Parsing arbitrary strings

The above approach works well for running a query on a buffer, but what about running the same query on an arbitrary string? In this plugin, for instance, I want to query a .cpp file which might not be in a buffer to see if a member function has already been implemented. Neovim has provided us with a string parser for just such an occasion. The following will read a file (for present purposes, let's assume the file definitely exists), and then run a particularly simple query on it:

local query = vim.treesitter.query.parse("cpp",
    [[
    (function_definition) @functionDefinition
    ]]
) 
local fileContent = vim.fn.readfile(fileName)
local fileString = table.concat(fileContent,"\n")
local parser = vim.treesitter.get_string_parser(fileString,"cpp")
local tree = parser:parse()
local rootNode = tree[1]:root()
local matches = query:iter_matches(rootNode, fileString)

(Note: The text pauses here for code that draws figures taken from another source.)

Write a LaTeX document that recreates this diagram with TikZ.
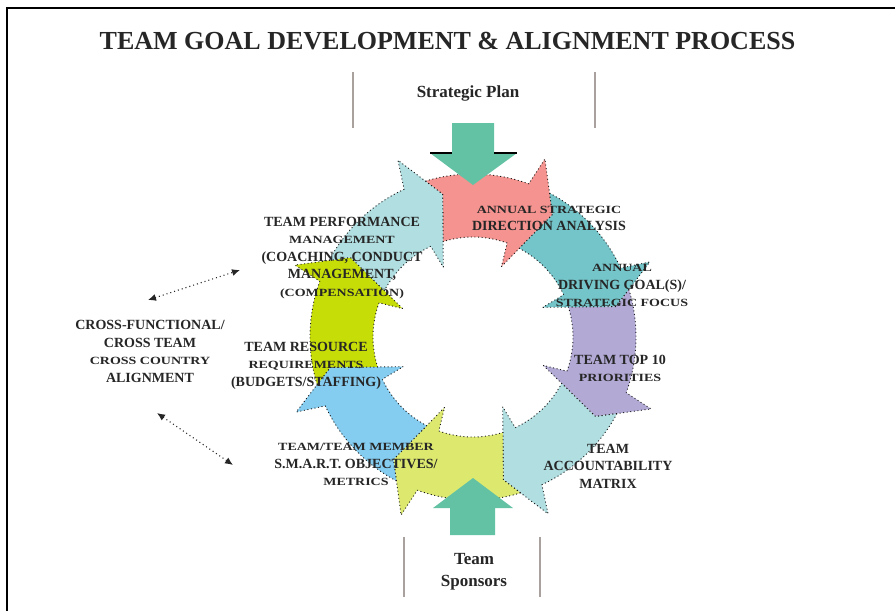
\documentclass[tikz,border=0pt]{standalone}
\usepackage{fontspec}
\setmainfont{Liberation Serif}
\usepackage{graphicx}
\usetikzlibrary{arrows.meta}

\definecolor{segpink}{HTML}{F4938F}
\definecolor{segteal}{HTML}{73C5C9}
\definecolor{seglav}{HTML}{B2A9D5}
\definecolor{segcyan}{HTML}{B1DEE1}
\definecolor{segyellow}{HTML}{DDE96E}
\definecolor{segblue}{HTML}{84CCF0}
\definecolor{seglime}{HTML}{C7DD07}
\definecolor{feedgreen}{HTML}{63C2A3}
\definecolor{guidegray}{HTML}{A9A19E}

% narrower, lower caps line stretched to the common width
\newcommand\smline[1]{\scalebox{1.27}[1]{\fontsize{11}{17.5}\selectfont #1}}

\tikzset{
  segment/.style={draw=black!90, line width=0.9pt, dash pattern=on 1pt off 2.6pt, line join=round},
  lab/.style={font=\bfseries\fontsize{14}{17.5}\selectfont, align=center, text=black!85, inner sep=0pt},
  guide/.style={draw=guidegray, line width=1.5pt},
  link/.style={dash pattern=on 1pt off 3pt, line width=1.1pt, draw=black!85,
    {Latex[length=8pt,width=7pt]}-{Latex[length=8pt,width=7pt]}},
}

% one curved block arrow of the cycle: tail at angle #1, head 45 degrees clockwise
\newcommand\ringseg[2]{%
  \pgfmathsetmacro\sgA{#1-6.03}%
  \pgfmathsetmacro\sgB{#1-5.59}%
  \pgfmathsetmacro\sgN{#1-11}%
  \pgfmathsetmacro\sgH{#1-45}%
  \pgfmathsetmacro\sgS{#1-43}%
  \pgfmathsetmacro\sgP{#1-56}%
  \path[segment, fill=#2] (\sgA:163) arc[start angle=\sgA, end angle=\sgS, radius=163]
    -- (\sgH:192) -- (\sgP:146) -- (\sgH:76) -- (\sgS:100)
    arc[start angle=\sgS, end angle=\sgB, radius=100] -- (\sgN:146) -- cycle;}

\begin{document}
\begin{tikzpicture}[x=1pt,y=-1pt]
\useasboundingbox (0,0) rectangle (895,611);
\fill[white] (0,0) rectangle (895,611);

% page frame (top and left rules)
\draw[line width=2pt] (7,611) -- (7,8) -- (895,8);

\node[font=\bfseries\fontsize{26}{30}\selectfont, text=black!85, inner sep=0pt] (title) at (447.5,41)
  {TEAM GOAL DEVELOPMENT \& ALIGNMENT PROCESS};

% the cycle
\begin{scope}[shift={(473,337)}, yscale=-1]
  \ringseg{113}{segpink}
  \ringseg{68}{segteal}
  \ringseg{23}{seglav}
  \ringseg{-22}{segcyan}
  \ringseg{-67}{segyellow}
  \ringseg{-112}{segblue}
  \ringseg{-157}{seglime}
  \ringseg{-202}{segcyan}
\end{scope}

% input from the strategic plan
\draw[guide] (353,72) -- (353,128);
\draw[guide] (595,72) -- (595,128);
\node[font=\bfseries\fontsize{17}{20}\selectfont, text=black!85, inner sep=0pt] (plan) at (468,93) {Strategic Plan};
\path[fill=feedgreen] (452,123) -- (494,123) -- (494,153) -- (517,153) -- (473,185) -- (430,153) -- (452,153) -- cycle;
\draw[line width=1.6pt] (430,153) -- (452,153) (494,153) -- (517,153);

% input from the team sponsors
\draw[guide] (404,537) -- (404,597);
\draw[guide] (540,537) -- (540,597);
\node[font=\bfseries\fontsize{17}{22}\selectfont, text=black!85, align=center, inner sep=0pt] (sponsors) at (474,572) {Team\\Sponsors};
\path[fill=feedgreen] (450,535) -- (495,535) -- (495,508) -- (513,508) -- (473,478) -- (433,508) -- (450,508) -- cycle;

% stage labels
\node[lab] (direction) at (549,218.5) {\smline{ANNUAL STRATEGIC}\\DIRECTION ANALYSIS};
\node[lab] (driving) at (622,285.5) {\smline{ANNUAL}\\DRIVING GOAL(S)/\\\smline{STRATEGIC FOCUS}};
\node[lab] (topten) at (620,368.5) {TEAM TOP 10\\\smline{PRIORITIES}};
\node[lab] (matrix) at (608,466) {TEAM\\ACCOUNTABILITY\\MATRIX};
\node[lab] (smart) at (356,464.5) {\smline{TEAM/TEAM MEMBER}\\S.M.A.R.T. OBJECTIVES/\\\smline{METRICS}};
\node[lab] (resource) at (306,365.5) {TEAM RESOURCE\\\smline{REQUIREMENTS}\\(BUDGETS/STAFFING)};
\node[lab] (perform) at (342,258) {TEAM PERFORMANCE\\\smline{MANAGEMENT}\\(COACHING, CONDUCT\\MANAGEMENT,\\\smline{(COMPENSATION)}};

% cross-functional alignment and its links
\node[lab] (align) at (150,351.5) {CROSS-FUNCTIONAL/\\CROSS TEAM\\\smline{CROSS COUNTRY}\\ALIGNMENT};
\coordinate (upA) at (148,300);
\coordinate (upB) at (240,270);
\coordinate (loA) at (157,413);
\coordinate (loB) at (233,465);
\draw[link] (upA) -- (upB);
\draw[link] (loA) -- (loB);
\end{tikzpicture}
\end{document}
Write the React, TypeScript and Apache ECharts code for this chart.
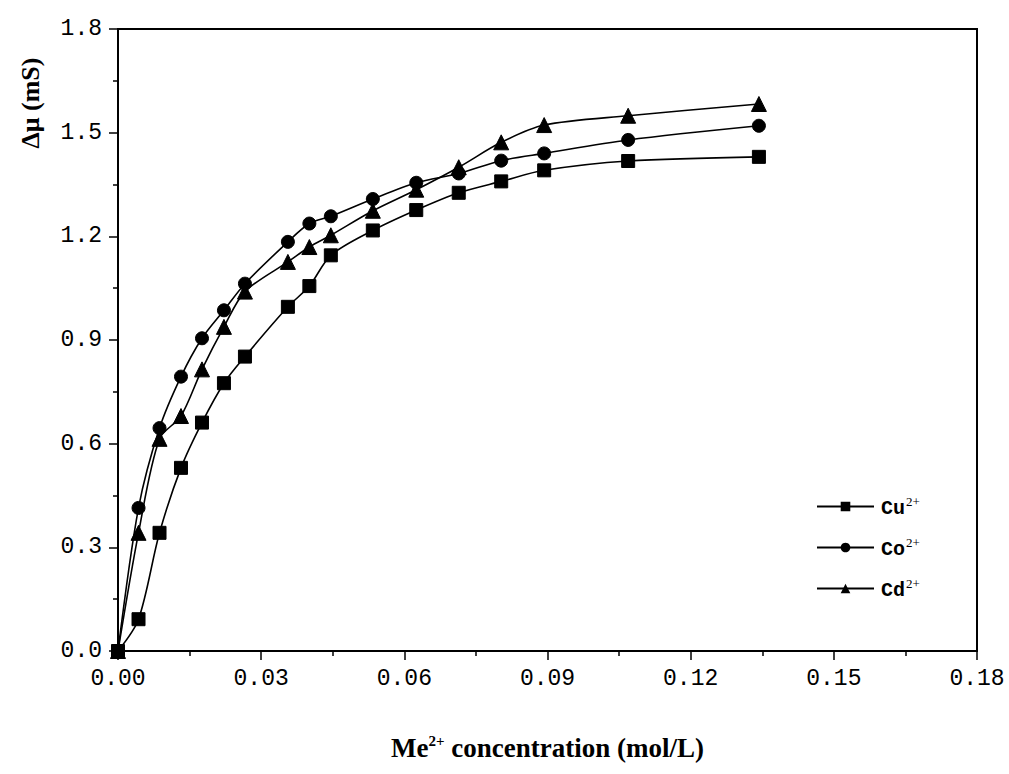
import React, { useEffect, useRef } from "react";
import * as echarts from "echarts";

// concentration (mol/L)
const xValues = [0, 0.0043, 0.0087, 0.0132, 0.0176, 0.0222, 0.0266, 0.0356, 0.0401, 0.0446, 0.0534, 0.0625, 0.0714, 0.0803, 0.0893, 0.1069, 0.1343];
// Δμ (mS)
const cuValues = [0, 0.092, 0.342, 0.530, 0.661, 0.775, 0.852, 0.996, 1.056, 1.145, 1.217, 1.276, 1.326, 1.359, 1.391, 1.418, 1.430];
const coValues = [0, 0.414, 0.645, 0.794, 0.905, 0.986, 1.063, 1.184, 1.237, 1.258, 1.308, 1.355, 1.382, 1.419, 1.440, 1.479, 1.520];
const cdValues = [0, 0.342, 0.614, 0.680, 0.815, 0.938, 1.040, 1.126, 1.169, 1.203, 1.274, 1.335, 1.400, 1.472, 1.522, 1.549, 1.583];

const seriesNames = ["Cu", "Co", "Cd"];
const seriesSymbols = ["rect", "circle", "triangle"];
const seriesSizes = [13, 13, 15];

const xTickLabels = ["0.00", "0.03", "0.06", "0.09", "0.12", "0.15", "0.18"];
const yTickLabels = ["0.0", "0.3", "0.6", "0.9", "1.2", "1.5", "1.8"];

const X_MIN = 0, X_MAX = 0.18, X_INT = 0.03;
const Y_MIN = 0, Y_MAX = 1.8, Y_INT = 0.3;

export default function App() {
  const ref = useRef<HTMLDivElement>(null);
  useEffect(() => {
    if (!ref.current) return;
    const chart = echarts.init(ref.current, null, { renderer: "svg" });
    const all = [cuValues, coValues, cdValues];
    const tickFont = "'Liberation Mono', monospace";
    chart.setOption({
      animation: false,
      backgroundColor: "#ffffff",
      grid: {
        left: 118,
        right: 32,
        top: 29,
        bottom: 123,
        show: true,
        borderColor: "#000",
        borderWidth: 2,
        backgroundColor: "transparent",
      },
      legend: {
        orient: "vertical",
        left: 811,
        top: 490,
        itemWidth: 57,
        itemHeight: 12,
        itemGap: 18,
        data: seriesNames,
        formatter: (name: string) => `{b|${name}}{s|2+}`,
        textStyle: {
          color: "#000",
          padding: [0, 0, 0, 2],
          rich: {
            b: { fontFamily: tickFont, fontWeight: "bold", fontSize: 20, color: "#000", lineHeight: 23, verticalAlign: "bottom" },
            s: { fontFamily: "'Liberation Serif', serif", fontSize: 13, color: "#000", lineHeight: 23, verticalAlign: "top", padding: [0, 0, 10, 1] },
          },
        },
      },
      xAxis: {
        type: "value",
        min: X_MIN,
        max: X_MAX,
        interval: X_INT,
        name: "{a|Me}{s|2+}{a| concentration (mol/L)}",
        nameLocation: "middle",
        nameGap: 82,
        nameTextStyle: {
          rich: {
            a: { fontFamily: "'Liberation Serif', serif", fontWeight: "bold", fontSize: 27, color: "#000", lineHeight: 30 },
            s: { fontFamily: "'Liberation Serif', serif", fontWeight: "bold", fontSize: 15, color: "#000", lineHeight: 30, verticalAlign: "top", padding: [0, 0, 8, 0] },
          },
        },
        axisLine: { show: true, lineStyle: { color: "#000", width: 2 } },
        axisTick: { show: true, length: 9, lineStyle: { color: "#000", width: 1.5 } },
        minorTick: { show: true, splitNumber: 2, length: 5, lineStyle: { color: "#000", width: 1.5 } },
        splitLine: { show: false },
        axisLabel: {
          margin: 16,
          fontFamily: tickFont,
          fontSize: 23,
          color: "#000",
          formatter: (v: number) => xTickLabels[Math.round(v / X_INT)] ?? "",
        },
      },
      yAxis: {
        type: "value",
        min: Y_MIN,
        max: Y_MAX,
        interval: Y_INT,
        axisLine: { show: true, lineStyle: { color: "#000", width: 2 } },
        axisTick: { show: true, length: 9, lineStyle: { color: "#000", width: 1.5 } },
        minorTick: { show: true, splitNumber: 2, length: 5, lineStyle: { color: "#000", width: 1.5 } },
        splitLine: { show: false },
        axisLabel: {
          margin: 16,
          fontFamily: tickFont,
          fontSize: 23,
          color: "#000",
          formatter: (v: number) => yTickLabels[Math.round(v / Y_INT)] ?? "",
        },
      },
      graphic: [
        {
          type: "text",
          x: 30,
          y: 103,
          rotation: Math.PI / 2,
          style: {
            text: "Δμ (mS)",
            fontFamily: "'Liberation Serif', serif",
            fontWeight: "bold",
            fontSize: 26,
            fill: "#000",
            align: "center",
            verticalAlign: "middle",
          },
        },
      ],
      series: seriesNames.map((name, si) => ({
        name,
        type: "line",
        smooth: 0.3,
        symbol: seriesSymbols[si],
        symbolSize: seriesSizes[si],
        showAllSymbol: true,
        lineStyle: { color: "#000", width: 1.6 },
        itemStyle: { color: "#000", borderColor: "#000" },
        data: xValues.map((x, i) => [x, all[si][i]]),
      })),
    });
    return () => chart.dispose();
  }, []);
  return (
    <div
      ref={ref}
      style={{ position: "absolute", left: 0, top: 0, width: 1009, height: 774, background: "#fff" }}
    />
  );
}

As is hopefully clear from the names, this defines a simple query, reads in a file, concatenates the file into a single string (separated by newlines, in this case, because I want to know the line number a node might be on for later use), gets a parser with the right language for that content, finds the root of the resulting tree, and then runs the iter_matches function with that query (using the root of the tree as the starting point, and using the stringified version of the file as the source).